Was it hard to get the Lubavitchers of Crown Heights to read a prayer book while standing atop a sidewalk bollard, drive a motorcycle while balancing a black fedora atop a bulky helmet, perch atop a laundromat washing machine, or do a slapstick fall on a wet sidewalk?
According to Goldberg, the answer is emphatically no.
“The Lubavitchers are the most open to the world of all Hasidim. They have a huge sense of humor. They are very funny and happy people,” he claimed.
The photographer was introduced to the Chabad community in Brooklyn through the rabbi at his synagogue in Paris. (“If I have to go to the synagogue, then I go to a Lubavitch one,” he noted.)
After a week of just hanging out in the community and getting to know people, Goldberger started photographing according to concepts that he and his creative partner Ben Bensimon came up with.
“I showed them my ideas, which were very different, and most of the people agreed to being photographed in this way,” said the photographer, who ended up making several trips and spending a total of two months shooting in Brooklyn.
With his goal of educating the French public about Jews in mind, Goldberger wanted to be sure to deal with specific subjects in the images — only in an arch, exaggerated way. For instance, to illustrate that religious Jews cover their head to remind them that there is a higher power above them, Goldberger did not merely photograph a Hasid wearing a black hat. Instead, he put him behind the wheel of a classic car with a black hat on the vehicle’s roof.
In another example, to show the intensity of the Lubavitchers reverence for their rebbe, Rabbi Menachem Mendel Schneerson, Goldberger photographed three men holding up portraits of him. The portraits obscure the men’s faces, symbolizing the extent to which their personal identities are intertwined with the identity and legacy of their leader.

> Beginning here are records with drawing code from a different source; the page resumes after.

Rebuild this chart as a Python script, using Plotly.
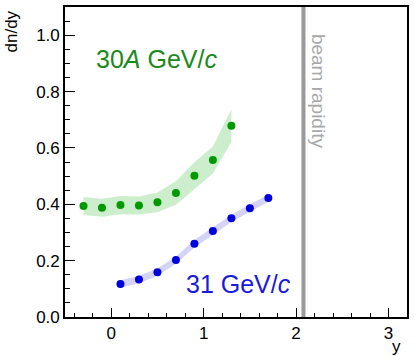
import plotly.graph_objects as go

# Data
y30_x = [-0.3, -0.1, 0.1, 0.3, 0.5, 0.7, 0.9, 1.1, 1.3]
y30_val = [0.394, 0.388, 0.397, 0.396, 0.407, 0.440, 0.501, 0.557, 0.679]
y30_err = [0.032, 0.032, 0.032, 0.032, 0.035, 0.042, 0.048, 0.048, 0.058]

y31_x = [0.1, 0.3, 0.5, 0.7, 0.9, 1.1, 1.3, 1.5, 1.7]
y31_val = [0.117, 0.133, 0.159, 0.202, 0.260, 0.305, 0.350, 0.386, 0.422]
y31_err = [0.013, 0.013, 0.013, 0.013, 0.013, 0.013, 0.013, 0.013, 0.013]

beam_rapidity = 2.08

x_tickvals = [0, 1, 2, 3]
y_tickvals = [0.0, 0.2, 0.4, 0.6, 0.8, 1.0]
y_ticktext = ["0.0", "0.2", "0.4", "0.6", "0.8", "1.0"]

FONT = "Liberation Sans, Arial, Helvetica, sans-serif"
GREEN = "#009a00"
BLUE = "#0000dd"

fig = go.Figure()

def band(xs, vals, errs, color):
    up = [v + e for v, e in zip(vals, errs)]
    lo = [v - e for v, e in zip(vals, errs)]
    return go.Scatter(x=xs + xs[::-1], y=up + lo[::-1], fill="toself",
                      fillcolor=color, line=dict(width=0), mode="lines",
                      hoverinfo="skip", showlegend=False)

fig.add_trace(band(y30_x, y30_val, y30_err, "rgba(0,170,0,0.2)"))
fig.add_trace(band(y31_x, y31_val, y31_err, "rgba(40,40,220,0.2)"))

fig.add_trace(go.Scatter(x=y30_x, y=y30_val, mode="markers",
                         marker=dict(color=GREEN, size=8), showlegend=False))
fig.add_trace(go.Scatter(x=y31_x, y=y31_val, mode="markers",
                         marker=dict(color=BLUE, size=8), showlegend=False))

fig.add_shape(type="line", x0=beam_rapidity, x1=beam_rapidity, y0=0, y1=1,
              xref="x", yref="paper", line=dict(color="#9a9a9a", width=4))

fig.add_annotation(x=beam_rapidity, y=1.01, xref="x", yref="y",
                   text="beam rapidity", textangle=90, showarrow=False,
                   xanchor="left", yanchor="top", xshift=2,
                   font=dict(family=FONT, size=19, color="#a8a8a8"))

fig.add_annotation(x=0.49, y=0.915, xref="x", yref="y",
                   text="30<i>A</i> GeV/<i>c</i>", showarrow=False,
                   font=dict(family=FONT, size=25, color="#1a8a1a"))
fig.add_annotation(x=1.38, y=0.116, xref="x", yref="y",
                   text="31 GeV/<i>c</i>", showarrow=False,
                   font=dict(family=FONT, size=25, color="#1a1add"))

# Axis titles
fig.add_annotation(x=0, y=1, xref="paper", yref="paper", text="dn/dy",
                   textangle=-90, showarrow=False, xanchor="right", yanchor="top",
                   xshift=-43, yshift=-2,
                   font=dict(family=FONT, size=17, color="black"))
fig.add_annotation(x=1, y=0, xref="paper", yref="paper", text="y",
                   showarrow=False, xanchor="right", yanchor="top",
                   xshift=-4, yshift=-18,
                   font=dict(family=FONT, size=17, color="black"))

fig.update_xaxes(range=[-0.5, 3.2], tickvals=x_tickvals, ticks="inside",
                 ticklen=9, tickwidth=1.2, tickcolor="black",
                 minor=dict(dtick=0.2, ticks="inside", ticklen=4.5,
                            tickwidth=1.2, tickcolor="black"),
                 showline=True, linecolor="black", linewidth=1.6, mirror=True,
                 showgrid=False, zeroline=False,
                 tickfont=dict(family=FONT, size=17, color="black"))
fig.update_yaxes(range=[0, 1.1], tickvals=y_tickvals, ticktext=y_ticktext,
                 ticks="inside", ticklen=10, tickwidth=1.2, tickcolor="black",
                 minor=dict(dtick=0.05, ticks="inside", ticklen=5,
                            tickwidth=1.2, tickcolor="black"),
                 showline=True, linecolor="black", linewidth=1.6, mirror=True,
                 showgrid=False, zeroline=False,
                 tickfont=dict(family=FONT, size=17, color="black"))

fig.update_layout(width=414, height=357,
                  margin=dict(l=65, r=5, t=7, b=40),
                  plot_bgcolor="white", paper_bgcolor="white",
                  showlegend=False)

fig.write_html("out.html")
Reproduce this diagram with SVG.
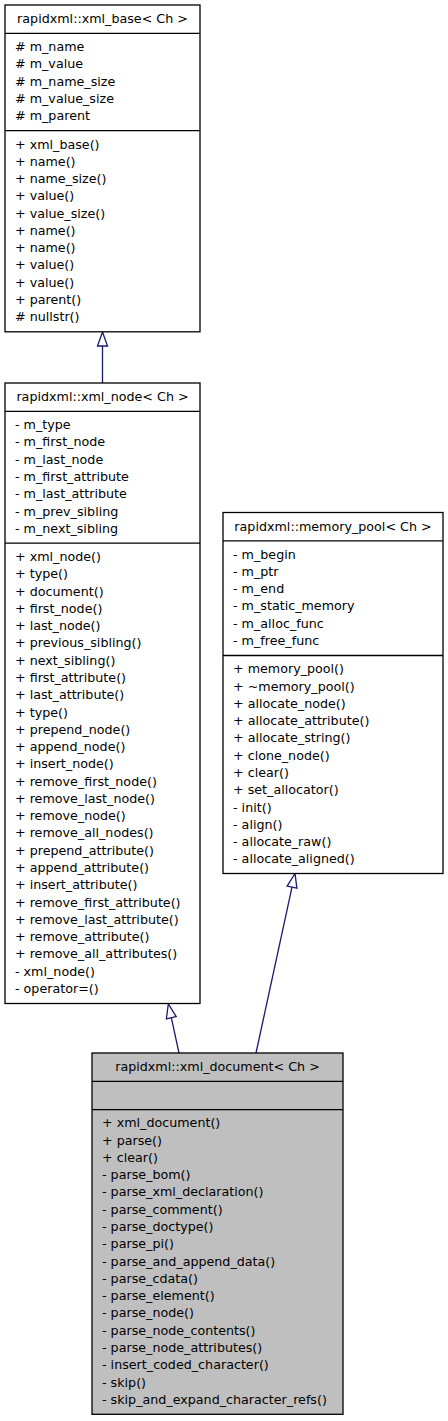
<svg xmlns="http://www.w3.org/2000/svg" width="448" height="1421" viewBox="0 0 448 1421">
<style>
.box{fill:#ffffff;stroke:#000000;stroke-width:1.3}
.doc{fill:#bfbfbf;stroke:#000000;stroke-width:1.3}
.sep{stroke:#000000;stroke-width:1.3}
text{font-family:"DejaVu Sans","Liberation Sans",sans-serif;font-size:12.7px;fill:#000000}
.t{text-anchor:middle}
.edge{stroke:#191970;stroke-width:1.3;fill:none}
.head{fill:#ffffff;stroke:#191970;stroke-width:1.3}
</style>
<rect width="448" height="1421" fill="#ffffff"/>
<g id="connectors">
<line class="edge" x1="102.5" y1="346" x2="102.5" y2="383"/>
<polygon class="head" points="102.5,332 97.5,346 107.5,346"/>
<line class="edge" x1="171.3" y1="1017.7" x2="179" y2="1053"/>
<polygon class="head" points="168.3,1004 166.4,1018.8 176.2,1016.6"/>
<line class="edge" x1="292" y1="887.2" x2="256" y2="1053"/>
<polygon class="head" points="295,873.5 287.1,886.1 296.9,888.2"/>
</g>
<g id="xml_base">
<rect class="box" x="5" y="5" width="195" height="326.8"/>
<line class="sep" x1="5" y1="33.3" x2="200" y2="33.3"/>
<line class="sep" x1="5" y1="130.7" x2="200" y2="130.7"/>
<text class="t" x="102.5" y="23">rapidxml::xml_base&lt; Ch &gt;</text>
<text x="15" y="51.1">
<tspan x="15" dy="0"># m_name</tspan><tspan x="15" dy="17.28"># m_value</tspan><tspan x="15" dy="17.28"># m_name_size</tspan><tspan x="15" dy="17.28"># m_value_size</tspan><tspan x="15" dy="17.28"># m_parent</tspan>
</text>
<text x="15" y="148.5">
<tspan x="15" dy="0">+ xml_base()</tspan><tspan x="15" dy="17.28">+ name()</tspan><tspan x="15" dy="17.28">+ name_size()</tspan><tspan x="15" dy="17.28">+ value()</tspan><tspan x="15" dy="17.28">+ value_size()</tspan><tspan x="15" dy="17.28">+ name()</tspan><tspan x="15" dy="17.28">+ name()</tspan><tspan x="15" dy="17.28">+ value()</tspan><tspan x="15" dy="17.28">+ value()</tspan><tspan x="15" dy="17.28">+ parent()</tspan><tspan x="15" dy="17.28"># nullstr()</tspan>
</text>
</g>
<g id="xml_node">
<rect class="box" x="5" y="383" width="195" height="620.5"/>
<line class="sep" x1="5" y1="411.3" x2="200" y2="411.3"/>
<line class="sep" x1="5" y1="543.2" x2="200" y2="543.2"/>
<text class="t" x="102.5" y="401">rapidxml::xml_node&lt; Ch &gt;</text>
<text x="15" y="429.1">
<tspan x="15" dy="0">- m_type</tspan><tspan x="15" dy="17.28">- m_first_node</tspan><tspan x="15" dy="17.28">- m_last_node</tspan><tspan x="15" dy="17.28">- m_first_attribute</tspan><tspan x="15" dy="17.28">- m_last_attribute</tspan><tspan x="15" dy="17.28">- m_prev_sibling</tspan><tspan x="15" dy="17.28">- m_next_sibling</tspan>
</text>
<text x="15" y="561">
<tspan x="15" dy="0">+ xml_node()</tspan><tspan x="15" dy="17.28">+ type()</tspan><tspan x="15" dy="17.28">+ document()</tspan><tspan x="15" dy="17.28">+ first_node()</tspan><tspan x="15" dy="17.28">+ last_node()</tspan><tspan x="15" dy="17.28">+ previous_sibling()</tspan><tspan x="15" dy="17.28">+ next_sibling()</tspan><tspan x="15" dy="17.28">+ first_attribute()</tspan><tspan x="15" dy="17.28">+ last_attribute()</tspan><tspan x="15" dy="17.28">+ type()</tspan><tspan x="15" dy="17.28">+ prepend_node()</tspan><tspan x="15" dy="17.28">+ append_node()</tspan><tspan x="15" dy="17.28">+ insert_node()</tspan><tspan x="15" dy="17.28">+ remove_first_node()</tspan><tspan x="15" dy="17.28">+ remove_last_node()</tspan><tspan x="15" dy="17.28">+ remove_node()</tspan><tspan x="15" dy="17.28">+ remove_all_nodes()</tspan><tspan x="15" dy="17.28">+ prepend_attribute()</tspan><tspan x="15" dy="17.28">+ append_attribute()</tspan><tspan x="15" dy="17.28">+ insert_attribute()</tspan><tspan x="15" dy="17.28">+ remove_first_attribute()</tspan><tspan x="15" dy="17.28">+ remove_last_attribute()</tspan><tspan x="15" dy="17.28">+ remove_attribute()</tspan><tspan x="15" dy="17.28">+ remove_all_attributes()</tspan><tspan x="15" dy="17.28">- xml_node()</tspan><tspan x="15" dy="17.28">- operator=()</tspan>
</text>
</g>
<g id="memory_pool">
<rect class="box" x="223" y="512.5" width="220" height="361"/>
<line class="sep" x1="223" y1="540.8" x2="443" y2="540.8"/>
<line class="sep" x1="223" y1="655.5" x2="443" y2="655.5"/>
<text class="t" x="333" y="530.5">rapidxml::memory_pool&lt; Ch &gt;</text>
<text x="233" y="558.6">
<tspan x="233" dy="0">- m_begin</tspan><tspan x="233" dy="17.28">- m_ptr</tspan><tspan x="233" dy="17.28">- m_end</tspan><tspan x="233" dy="17.28">- m_static_memory</tspan><tspan x="233" dy="17.28">- m_alloc_func</tspan><tspan x="233" dy="17.28">- m_free_func</tspan>
</text>
<text x="233" y="673.3">
<tspan x="233" dy="0">+ memory_pool()</tspan><tspan x="233" dy="17.28">+ ~memory_pool()</tspan><tspan x="233" dy="17.28">+ allocate_node()</tspan><tspan x="233" dy="17.28">+ allocate_attribute()</tspan><tspan x="233" dy="17.28">+ allocate_string()</tspan><tspan x="233" dy="17.28">+ clone_node()</tspan><tspan x="233" dy="17.28">+ clear()</tspan><tspan x="233" dy="17.28">+ set_allocator()</tspan><tspan x="233" dy="17.28">- init()</tspan><tspan x="233" dy="17.28">- align()</tspan><tspan x="233" dy="17.28">- allocate_raw()</tspan><tspan x="233" dy="17.28">- allocate_aligned()</tspan>
</text>
</g>
<g id="xml_document">
<rect class="doc" x="92" y="1053" width="251" height="361.3"/>
<line class="sep" x1="92" y1="1081.3" x2="343" y2="1081.3"/>
<line class="sep" x1="92" y1="1109.6" x2="343" y2="1109.6"/>
<text class="t" x="217.5" y="1071">rapidxml::xml_document&lt; Ch &gt;</text>
<text x="102" y="1127.3">
<tspan x="102" dy="0">+ xml_document()</tspan><tspan x="102" dy="17.28">+ parse()</tspan><tspan x="102" dy="17.28">+ clear()</tspan><tspan x="102" dy="17.28">- parse_bom()</tspan><tspan x="102" dy="17.28">- parse_xml_declaration()</tspan><tspan x="102" dy="17.28">- parse_comment()</tspan><tspan x="102" dy="17.28">- parse_doctype()</tspan><tspan x="102" dy="17.28">- parse_pi()</tspan><tspan x="102" dy="17.28">- parse_and_append_data()</tspan><tspan x="102" dy="17.28">- parse_cdata()</tspan><tspan x="102" dy="17.28">- parse_element()</tspan><tspan x="102" dy="17.28">- parse_node()</tspan><tspan x="102" dy="17.28">- parse_node_contents()</tspan><tspan x="102" dy="17.28">- parse_node_attributes()</tspan><tspan x="102" dy="17.28">- insert_coded_character()</tspan><tspan x="102" dy="17.28">- skip()</tspan><tspan x="102" dy="17.28">- skip_and_expand_character_refs()</tspan>
</text>
</g>
</svg>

A photo of a young girl posed in a kitchen, wearing her mother’s wig and long skirt and modest blouse looks at first glance like many photos of little girls playing dress-up.
“The 770” has been a real departure for Goldberg from his previous work. For one thing, these pictures are made with black and white film instead of in the vibrant digital colors Goldberger is known for.
More important is the different motivation behind the project.
“I didn’t do this to get any money or fame. This project is very personal for me,” Goldberger said.
He has been buoyed by the positive reception to the recent “The 770” exhibition, but he’s far from convinced that things are going to change for the better for Jews in France.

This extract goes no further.